• **What the task asks**:
Determine how many lines of the entries contain "React". Reply with that number alone.

======

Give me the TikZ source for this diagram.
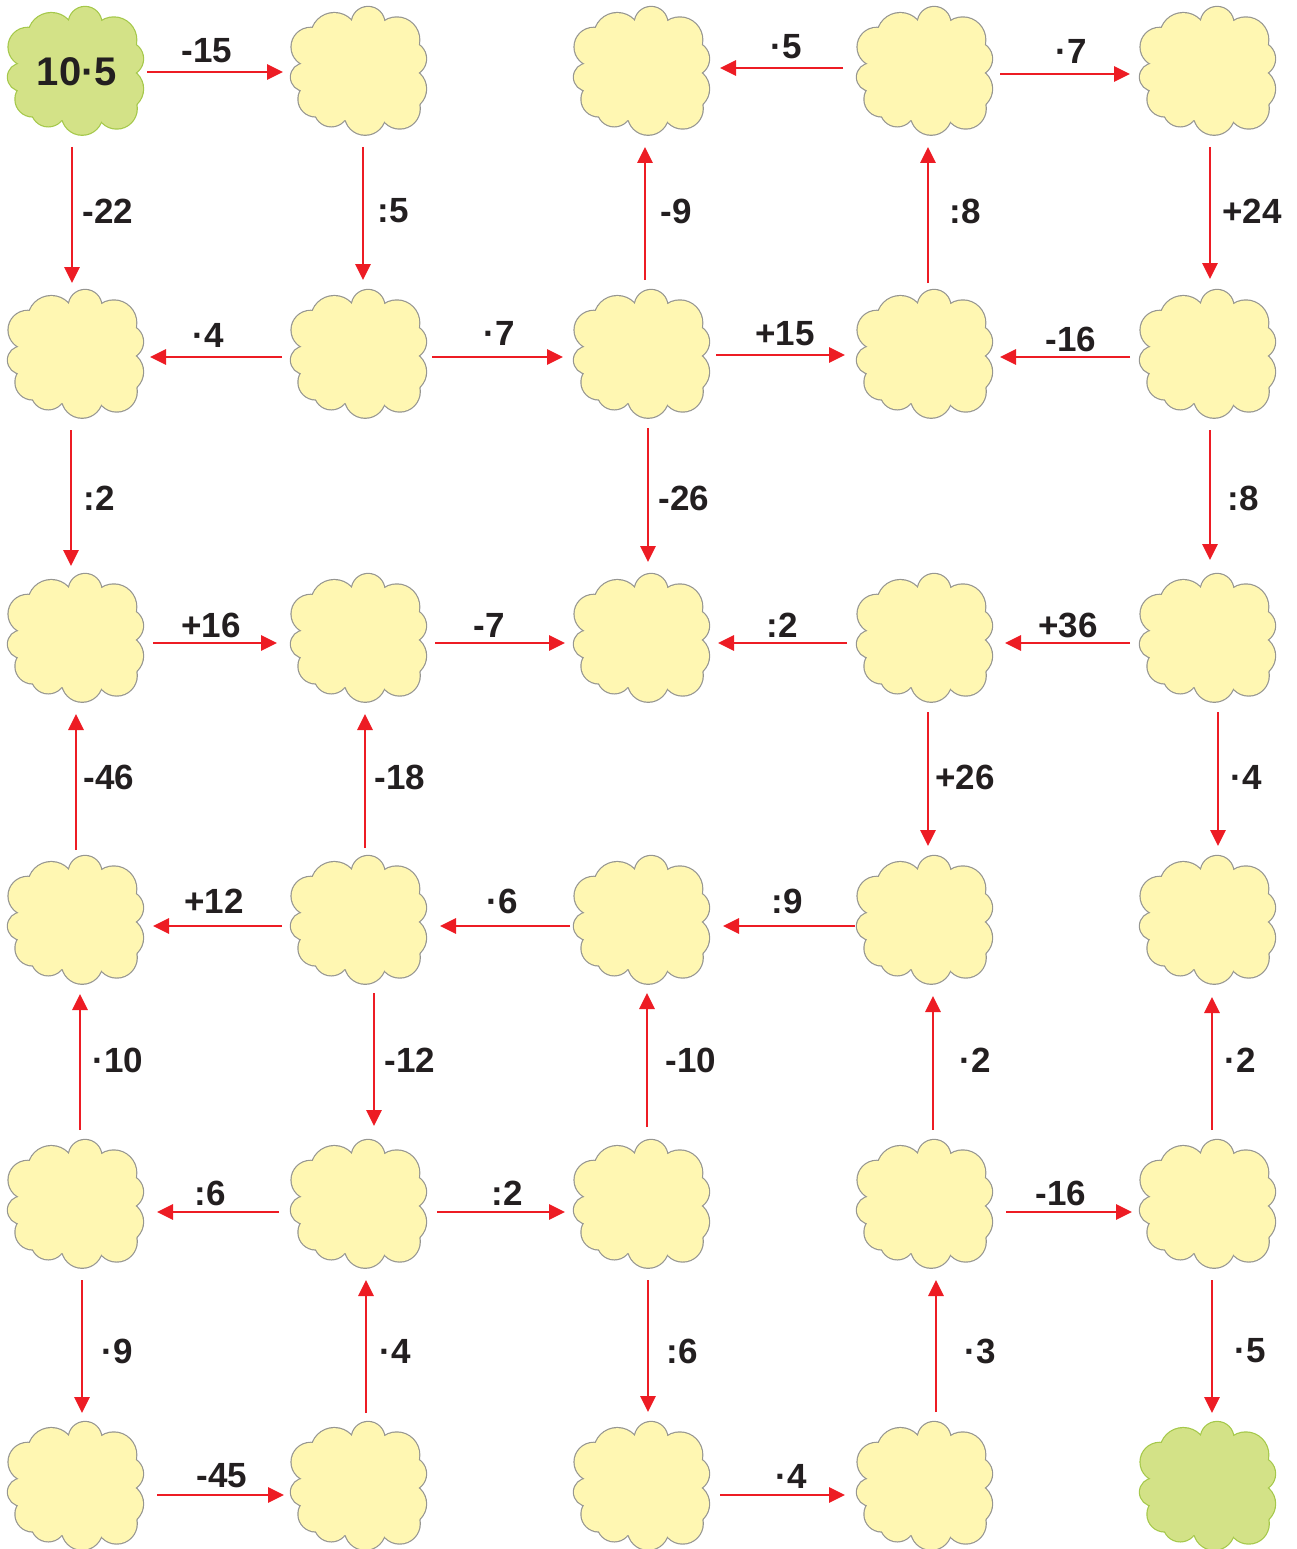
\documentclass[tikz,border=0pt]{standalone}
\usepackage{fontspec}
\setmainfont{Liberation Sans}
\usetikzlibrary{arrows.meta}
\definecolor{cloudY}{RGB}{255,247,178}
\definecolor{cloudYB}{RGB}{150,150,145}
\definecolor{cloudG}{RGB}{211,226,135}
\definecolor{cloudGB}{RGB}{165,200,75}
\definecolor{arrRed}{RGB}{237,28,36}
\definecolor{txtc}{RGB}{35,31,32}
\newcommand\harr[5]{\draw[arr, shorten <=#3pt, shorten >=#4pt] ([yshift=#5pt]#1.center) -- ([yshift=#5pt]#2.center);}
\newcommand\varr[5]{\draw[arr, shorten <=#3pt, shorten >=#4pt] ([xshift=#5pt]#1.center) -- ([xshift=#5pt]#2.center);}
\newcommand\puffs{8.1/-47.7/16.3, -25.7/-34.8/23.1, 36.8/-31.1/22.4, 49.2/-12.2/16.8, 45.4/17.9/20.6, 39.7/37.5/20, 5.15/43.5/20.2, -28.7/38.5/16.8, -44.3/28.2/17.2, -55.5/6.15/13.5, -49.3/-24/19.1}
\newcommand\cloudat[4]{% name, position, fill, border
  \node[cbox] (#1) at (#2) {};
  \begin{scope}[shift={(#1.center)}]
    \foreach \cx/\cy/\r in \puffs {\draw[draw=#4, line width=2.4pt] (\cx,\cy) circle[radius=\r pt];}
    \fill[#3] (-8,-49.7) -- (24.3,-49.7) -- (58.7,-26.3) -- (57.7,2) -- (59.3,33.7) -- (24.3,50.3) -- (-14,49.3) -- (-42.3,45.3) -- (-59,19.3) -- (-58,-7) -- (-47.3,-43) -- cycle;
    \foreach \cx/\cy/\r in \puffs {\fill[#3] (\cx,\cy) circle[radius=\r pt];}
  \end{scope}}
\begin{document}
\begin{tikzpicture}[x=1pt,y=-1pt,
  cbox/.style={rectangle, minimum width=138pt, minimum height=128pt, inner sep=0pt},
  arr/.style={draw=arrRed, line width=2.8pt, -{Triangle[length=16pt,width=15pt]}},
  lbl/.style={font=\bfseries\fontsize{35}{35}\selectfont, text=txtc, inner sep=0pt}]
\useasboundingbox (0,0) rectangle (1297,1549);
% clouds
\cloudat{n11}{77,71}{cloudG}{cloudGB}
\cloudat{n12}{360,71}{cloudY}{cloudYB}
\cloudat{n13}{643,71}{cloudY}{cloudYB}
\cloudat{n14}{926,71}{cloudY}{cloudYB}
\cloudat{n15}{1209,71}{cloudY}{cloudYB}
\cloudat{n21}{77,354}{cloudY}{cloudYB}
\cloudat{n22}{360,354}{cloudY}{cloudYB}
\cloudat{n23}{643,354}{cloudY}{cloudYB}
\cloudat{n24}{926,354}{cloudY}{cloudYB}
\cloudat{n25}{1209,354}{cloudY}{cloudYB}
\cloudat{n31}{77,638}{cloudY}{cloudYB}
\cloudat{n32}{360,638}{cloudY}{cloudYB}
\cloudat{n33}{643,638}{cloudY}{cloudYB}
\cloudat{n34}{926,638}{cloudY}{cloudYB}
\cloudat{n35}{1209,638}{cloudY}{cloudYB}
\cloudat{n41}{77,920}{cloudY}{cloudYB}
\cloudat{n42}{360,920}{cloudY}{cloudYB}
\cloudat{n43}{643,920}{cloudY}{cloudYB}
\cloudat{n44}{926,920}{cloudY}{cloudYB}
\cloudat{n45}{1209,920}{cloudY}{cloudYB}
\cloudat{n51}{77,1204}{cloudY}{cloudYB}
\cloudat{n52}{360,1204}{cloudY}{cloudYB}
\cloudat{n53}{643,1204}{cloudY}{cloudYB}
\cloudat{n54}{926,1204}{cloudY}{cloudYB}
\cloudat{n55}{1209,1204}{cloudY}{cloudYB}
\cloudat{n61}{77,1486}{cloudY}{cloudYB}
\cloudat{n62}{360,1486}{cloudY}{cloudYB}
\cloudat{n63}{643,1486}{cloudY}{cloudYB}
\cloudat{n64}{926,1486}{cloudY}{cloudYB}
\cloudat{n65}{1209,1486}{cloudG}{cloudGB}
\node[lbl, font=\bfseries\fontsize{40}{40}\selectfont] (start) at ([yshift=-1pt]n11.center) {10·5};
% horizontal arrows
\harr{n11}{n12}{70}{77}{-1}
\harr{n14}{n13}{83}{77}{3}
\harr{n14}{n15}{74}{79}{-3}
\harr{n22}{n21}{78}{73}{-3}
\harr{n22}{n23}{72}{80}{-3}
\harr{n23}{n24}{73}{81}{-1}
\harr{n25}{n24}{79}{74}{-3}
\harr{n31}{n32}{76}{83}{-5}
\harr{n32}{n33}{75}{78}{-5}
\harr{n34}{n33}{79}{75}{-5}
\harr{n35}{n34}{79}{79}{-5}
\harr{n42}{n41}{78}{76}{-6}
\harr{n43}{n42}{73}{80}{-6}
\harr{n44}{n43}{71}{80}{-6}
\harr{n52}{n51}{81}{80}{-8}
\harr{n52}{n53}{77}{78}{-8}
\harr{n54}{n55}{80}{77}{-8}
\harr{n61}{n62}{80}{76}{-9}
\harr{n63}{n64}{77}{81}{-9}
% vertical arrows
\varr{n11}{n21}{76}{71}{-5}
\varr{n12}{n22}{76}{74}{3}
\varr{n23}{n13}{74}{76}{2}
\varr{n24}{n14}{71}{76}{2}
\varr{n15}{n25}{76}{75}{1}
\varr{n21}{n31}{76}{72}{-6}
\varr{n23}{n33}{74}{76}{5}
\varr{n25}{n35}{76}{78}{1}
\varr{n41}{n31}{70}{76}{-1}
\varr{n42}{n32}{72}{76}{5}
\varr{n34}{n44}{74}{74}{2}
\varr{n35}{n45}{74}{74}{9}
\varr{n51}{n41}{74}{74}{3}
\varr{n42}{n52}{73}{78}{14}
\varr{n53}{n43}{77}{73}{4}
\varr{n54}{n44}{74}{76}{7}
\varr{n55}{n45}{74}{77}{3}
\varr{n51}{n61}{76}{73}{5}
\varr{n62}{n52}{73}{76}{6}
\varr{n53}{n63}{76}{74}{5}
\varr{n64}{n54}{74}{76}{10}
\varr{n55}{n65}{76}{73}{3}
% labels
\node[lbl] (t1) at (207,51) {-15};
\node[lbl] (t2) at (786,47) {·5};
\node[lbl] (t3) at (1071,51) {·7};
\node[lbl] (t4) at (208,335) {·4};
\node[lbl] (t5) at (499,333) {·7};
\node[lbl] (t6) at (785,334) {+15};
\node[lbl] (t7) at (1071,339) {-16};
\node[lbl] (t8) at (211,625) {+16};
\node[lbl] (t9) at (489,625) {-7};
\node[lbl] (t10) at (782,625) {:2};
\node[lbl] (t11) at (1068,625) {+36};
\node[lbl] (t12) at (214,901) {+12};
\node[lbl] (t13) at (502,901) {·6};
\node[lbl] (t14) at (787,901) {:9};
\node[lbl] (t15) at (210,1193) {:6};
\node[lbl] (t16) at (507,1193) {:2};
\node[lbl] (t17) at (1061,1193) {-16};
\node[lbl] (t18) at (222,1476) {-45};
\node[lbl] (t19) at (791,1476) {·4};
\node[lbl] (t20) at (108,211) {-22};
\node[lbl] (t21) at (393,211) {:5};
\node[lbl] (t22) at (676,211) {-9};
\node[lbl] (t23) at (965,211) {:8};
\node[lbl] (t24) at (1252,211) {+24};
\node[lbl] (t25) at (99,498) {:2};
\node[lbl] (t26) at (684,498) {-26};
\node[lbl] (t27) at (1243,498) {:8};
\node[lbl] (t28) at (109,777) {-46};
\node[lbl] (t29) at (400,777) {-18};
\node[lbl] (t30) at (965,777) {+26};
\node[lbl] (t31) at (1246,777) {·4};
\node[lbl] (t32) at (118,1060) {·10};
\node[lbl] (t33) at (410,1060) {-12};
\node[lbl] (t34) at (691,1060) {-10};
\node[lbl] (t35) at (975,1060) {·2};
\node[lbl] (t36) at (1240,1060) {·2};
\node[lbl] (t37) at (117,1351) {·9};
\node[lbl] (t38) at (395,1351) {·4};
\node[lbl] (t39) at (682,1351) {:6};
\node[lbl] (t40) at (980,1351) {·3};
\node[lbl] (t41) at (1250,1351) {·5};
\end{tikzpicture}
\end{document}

======

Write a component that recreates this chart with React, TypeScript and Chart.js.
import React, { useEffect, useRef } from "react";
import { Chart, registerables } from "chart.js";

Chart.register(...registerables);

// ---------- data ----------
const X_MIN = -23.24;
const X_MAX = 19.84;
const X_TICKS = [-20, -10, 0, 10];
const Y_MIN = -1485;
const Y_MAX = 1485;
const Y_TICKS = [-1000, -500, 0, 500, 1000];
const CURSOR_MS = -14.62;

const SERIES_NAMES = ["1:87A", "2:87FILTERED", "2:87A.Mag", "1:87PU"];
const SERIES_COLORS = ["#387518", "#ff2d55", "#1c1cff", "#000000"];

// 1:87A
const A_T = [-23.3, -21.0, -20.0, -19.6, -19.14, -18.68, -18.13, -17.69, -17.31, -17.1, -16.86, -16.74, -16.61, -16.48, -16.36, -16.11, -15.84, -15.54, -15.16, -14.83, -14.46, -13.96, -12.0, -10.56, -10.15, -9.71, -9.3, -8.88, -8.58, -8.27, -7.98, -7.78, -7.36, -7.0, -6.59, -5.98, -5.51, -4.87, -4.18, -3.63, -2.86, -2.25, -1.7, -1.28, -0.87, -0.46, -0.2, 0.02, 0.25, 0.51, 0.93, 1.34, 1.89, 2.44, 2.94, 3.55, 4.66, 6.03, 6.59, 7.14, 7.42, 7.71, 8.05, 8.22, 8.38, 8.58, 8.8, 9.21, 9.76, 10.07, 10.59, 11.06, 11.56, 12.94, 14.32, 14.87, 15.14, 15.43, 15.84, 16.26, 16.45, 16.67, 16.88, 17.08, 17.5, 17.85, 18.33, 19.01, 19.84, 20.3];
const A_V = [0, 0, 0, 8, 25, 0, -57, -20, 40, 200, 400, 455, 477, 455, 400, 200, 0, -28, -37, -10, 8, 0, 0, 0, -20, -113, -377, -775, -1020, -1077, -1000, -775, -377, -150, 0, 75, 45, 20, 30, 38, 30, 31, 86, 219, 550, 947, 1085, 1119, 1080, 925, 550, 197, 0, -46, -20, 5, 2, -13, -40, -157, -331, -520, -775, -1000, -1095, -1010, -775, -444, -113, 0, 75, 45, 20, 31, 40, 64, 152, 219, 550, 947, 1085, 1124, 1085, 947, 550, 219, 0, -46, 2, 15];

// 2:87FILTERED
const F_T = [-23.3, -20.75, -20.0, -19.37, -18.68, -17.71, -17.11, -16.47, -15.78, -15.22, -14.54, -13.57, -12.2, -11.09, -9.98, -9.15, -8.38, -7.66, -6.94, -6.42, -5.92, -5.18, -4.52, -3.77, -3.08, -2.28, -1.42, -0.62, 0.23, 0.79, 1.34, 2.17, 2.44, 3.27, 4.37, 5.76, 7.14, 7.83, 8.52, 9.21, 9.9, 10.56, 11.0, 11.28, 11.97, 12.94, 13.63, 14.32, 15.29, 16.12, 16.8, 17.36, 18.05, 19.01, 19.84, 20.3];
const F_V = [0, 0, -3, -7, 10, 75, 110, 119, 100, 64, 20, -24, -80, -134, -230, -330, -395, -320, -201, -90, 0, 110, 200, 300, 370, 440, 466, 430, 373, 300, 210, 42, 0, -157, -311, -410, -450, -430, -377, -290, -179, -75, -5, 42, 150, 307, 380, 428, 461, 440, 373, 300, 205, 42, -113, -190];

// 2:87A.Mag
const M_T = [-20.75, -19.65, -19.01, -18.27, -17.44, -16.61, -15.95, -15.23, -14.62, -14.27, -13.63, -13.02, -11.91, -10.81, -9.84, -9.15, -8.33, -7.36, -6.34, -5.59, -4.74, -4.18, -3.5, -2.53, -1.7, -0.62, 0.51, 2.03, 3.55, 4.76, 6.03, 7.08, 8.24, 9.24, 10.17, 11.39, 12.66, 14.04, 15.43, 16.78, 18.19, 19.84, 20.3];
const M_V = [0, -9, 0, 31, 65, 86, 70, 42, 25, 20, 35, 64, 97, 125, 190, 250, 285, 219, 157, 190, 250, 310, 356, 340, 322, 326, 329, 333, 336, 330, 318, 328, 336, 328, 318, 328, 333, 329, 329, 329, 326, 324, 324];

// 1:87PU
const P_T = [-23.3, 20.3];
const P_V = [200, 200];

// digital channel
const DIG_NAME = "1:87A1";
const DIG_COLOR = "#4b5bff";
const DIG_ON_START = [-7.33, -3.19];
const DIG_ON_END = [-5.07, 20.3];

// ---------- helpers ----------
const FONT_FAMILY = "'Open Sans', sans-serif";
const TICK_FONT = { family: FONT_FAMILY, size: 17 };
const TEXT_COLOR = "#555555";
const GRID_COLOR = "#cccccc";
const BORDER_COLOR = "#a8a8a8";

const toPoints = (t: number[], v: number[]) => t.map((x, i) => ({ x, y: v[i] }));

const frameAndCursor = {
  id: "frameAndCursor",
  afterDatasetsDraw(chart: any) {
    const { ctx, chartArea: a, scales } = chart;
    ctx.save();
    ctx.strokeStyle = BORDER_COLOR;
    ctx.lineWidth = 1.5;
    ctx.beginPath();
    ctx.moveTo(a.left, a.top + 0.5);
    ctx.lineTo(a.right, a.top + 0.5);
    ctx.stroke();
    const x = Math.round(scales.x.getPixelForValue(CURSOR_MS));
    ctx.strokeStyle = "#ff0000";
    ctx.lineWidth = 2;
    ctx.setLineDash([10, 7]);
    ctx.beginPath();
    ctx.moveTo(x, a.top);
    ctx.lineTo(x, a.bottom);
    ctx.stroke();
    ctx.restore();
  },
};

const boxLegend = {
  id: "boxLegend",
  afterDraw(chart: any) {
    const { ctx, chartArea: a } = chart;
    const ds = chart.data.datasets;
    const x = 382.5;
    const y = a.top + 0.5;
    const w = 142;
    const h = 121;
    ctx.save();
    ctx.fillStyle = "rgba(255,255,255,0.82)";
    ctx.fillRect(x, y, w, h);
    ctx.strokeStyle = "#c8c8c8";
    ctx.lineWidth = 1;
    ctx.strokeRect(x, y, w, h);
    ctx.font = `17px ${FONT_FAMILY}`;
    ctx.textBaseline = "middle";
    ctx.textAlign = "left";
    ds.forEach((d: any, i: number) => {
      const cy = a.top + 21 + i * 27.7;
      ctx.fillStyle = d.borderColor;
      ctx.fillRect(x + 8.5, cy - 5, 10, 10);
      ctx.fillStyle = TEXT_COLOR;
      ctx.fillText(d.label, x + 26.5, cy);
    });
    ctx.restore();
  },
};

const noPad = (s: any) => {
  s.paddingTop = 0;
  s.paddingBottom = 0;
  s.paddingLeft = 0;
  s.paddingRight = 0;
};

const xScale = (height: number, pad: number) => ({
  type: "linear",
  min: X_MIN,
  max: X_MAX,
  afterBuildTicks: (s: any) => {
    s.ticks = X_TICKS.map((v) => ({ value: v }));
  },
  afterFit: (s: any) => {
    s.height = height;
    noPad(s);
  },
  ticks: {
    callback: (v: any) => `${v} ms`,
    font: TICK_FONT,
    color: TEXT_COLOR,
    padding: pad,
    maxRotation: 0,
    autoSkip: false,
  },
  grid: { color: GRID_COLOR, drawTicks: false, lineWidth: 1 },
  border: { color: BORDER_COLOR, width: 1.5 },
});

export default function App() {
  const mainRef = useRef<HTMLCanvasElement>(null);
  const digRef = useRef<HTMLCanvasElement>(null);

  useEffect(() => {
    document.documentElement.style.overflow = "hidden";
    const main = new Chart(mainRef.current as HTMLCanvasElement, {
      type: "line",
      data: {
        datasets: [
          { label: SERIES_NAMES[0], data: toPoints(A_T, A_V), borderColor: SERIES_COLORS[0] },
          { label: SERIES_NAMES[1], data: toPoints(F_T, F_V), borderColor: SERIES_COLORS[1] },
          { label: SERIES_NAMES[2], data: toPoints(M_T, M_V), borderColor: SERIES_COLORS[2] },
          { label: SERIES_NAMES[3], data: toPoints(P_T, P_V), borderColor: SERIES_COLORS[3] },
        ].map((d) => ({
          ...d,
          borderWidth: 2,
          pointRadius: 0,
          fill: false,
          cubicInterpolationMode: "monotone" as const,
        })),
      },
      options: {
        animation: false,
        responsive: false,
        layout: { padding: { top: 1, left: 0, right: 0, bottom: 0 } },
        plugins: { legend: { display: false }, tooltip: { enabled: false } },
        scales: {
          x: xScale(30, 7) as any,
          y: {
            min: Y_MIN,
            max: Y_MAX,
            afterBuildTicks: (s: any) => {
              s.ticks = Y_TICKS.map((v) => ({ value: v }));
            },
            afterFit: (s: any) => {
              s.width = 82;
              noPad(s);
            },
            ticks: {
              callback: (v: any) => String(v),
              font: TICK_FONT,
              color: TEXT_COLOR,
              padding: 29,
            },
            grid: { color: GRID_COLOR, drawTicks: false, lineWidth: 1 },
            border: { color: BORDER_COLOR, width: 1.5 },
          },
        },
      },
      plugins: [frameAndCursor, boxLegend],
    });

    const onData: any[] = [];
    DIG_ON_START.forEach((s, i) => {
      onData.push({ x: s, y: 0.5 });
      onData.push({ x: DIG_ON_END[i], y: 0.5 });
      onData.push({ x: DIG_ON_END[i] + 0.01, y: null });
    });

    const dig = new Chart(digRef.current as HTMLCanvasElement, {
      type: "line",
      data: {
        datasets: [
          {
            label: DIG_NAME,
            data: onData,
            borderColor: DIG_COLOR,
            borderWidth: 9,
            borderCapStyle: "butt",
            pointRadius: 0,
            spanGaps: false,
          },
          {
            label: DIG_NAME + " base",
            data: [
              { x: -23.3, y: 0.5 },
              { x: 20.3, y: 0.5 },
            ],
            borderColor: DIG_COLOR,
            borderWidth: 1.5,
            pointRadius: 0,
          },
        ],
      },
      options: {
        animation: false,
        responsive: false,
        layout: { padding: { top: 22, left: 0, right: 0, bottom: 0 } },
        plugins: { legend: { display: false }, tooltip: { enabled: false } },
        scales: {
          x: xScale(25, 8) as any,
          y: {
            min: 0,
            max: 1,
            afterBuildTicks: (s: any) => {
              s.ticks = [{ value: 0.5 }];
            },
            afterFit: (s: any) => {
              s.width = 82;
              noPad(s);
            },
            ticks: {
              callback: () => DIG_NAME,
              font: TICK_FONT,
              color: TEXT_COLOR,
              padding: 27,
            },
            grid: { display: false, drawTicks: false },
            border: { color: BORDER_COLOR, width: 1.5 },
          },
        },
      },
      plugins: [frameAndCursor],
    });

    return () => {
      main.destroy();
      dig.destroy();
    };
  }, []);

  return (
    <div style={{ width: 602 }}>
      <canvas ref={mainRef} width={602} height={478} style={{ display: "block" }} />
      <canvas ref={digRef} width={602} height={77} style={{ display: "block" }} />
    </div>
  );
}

======

• **Exercise solution**:
2